Cat lovers, listen up – scientists have more proof that your affinities may stretch back thousands of years into human history around the globe.
The Nazca lines are a collection of huge drawings etched into the Nazca desert, located in Peru. The drawings were done between 500 BCE and 500 CE by carving depressions into the desert flow by removing pebbles and dirt, thereby revealing lighter colored soil beneath the reddish-brown surface.
The geoglyphs are mostly straight lines, but some have been found that depict plants, animals, and even human-like pictures. The lime in the soil has preserved them quite well from erosion and other issues created by the elements.
A new line has just been discovered that was, however, on the brink of disappearing, due to its location on a steep slope. It’s an enormous, cat-inspired drawing that has now been cleaned and preserved, and is ready for study.

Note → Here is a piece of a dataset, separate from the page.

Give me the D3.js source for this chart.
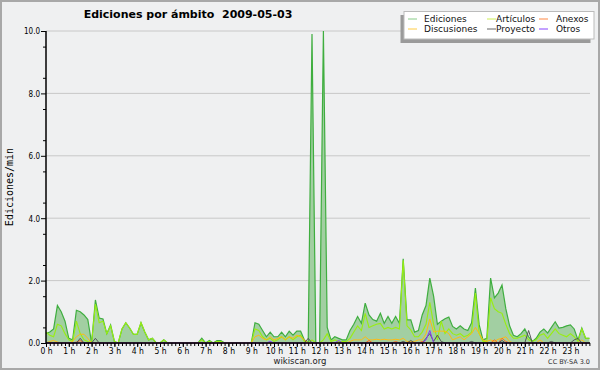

The cat is 121 feet across, and Johny Isla, Peru’s chief archaeologist for the Nazca lines, says the geoglyph predates Nazca culture, having been drawn around 500 BCE-200 CE, well within the late Paracas era.
That makes it one of the oldest geoglyphs in the area, which I guess means we can forgive its technical deficiencies.
Peru’s Culture Ministry issued a statement on the find.
“The figure was scarcely visible and was about to disappear because it’s situated on quite a steep slope that’s prone to the effects of natural erosion. The discovery shows, once again, the rich and varied culture legacy of this site.”
There’s still much to learn about the lines and the culture that left them, and theories range from the drawings being travel markers, to them being drawn for the pleasure of the gods in the sky.
One more argument, I suppose, that even before the internet, people really, really loved cats.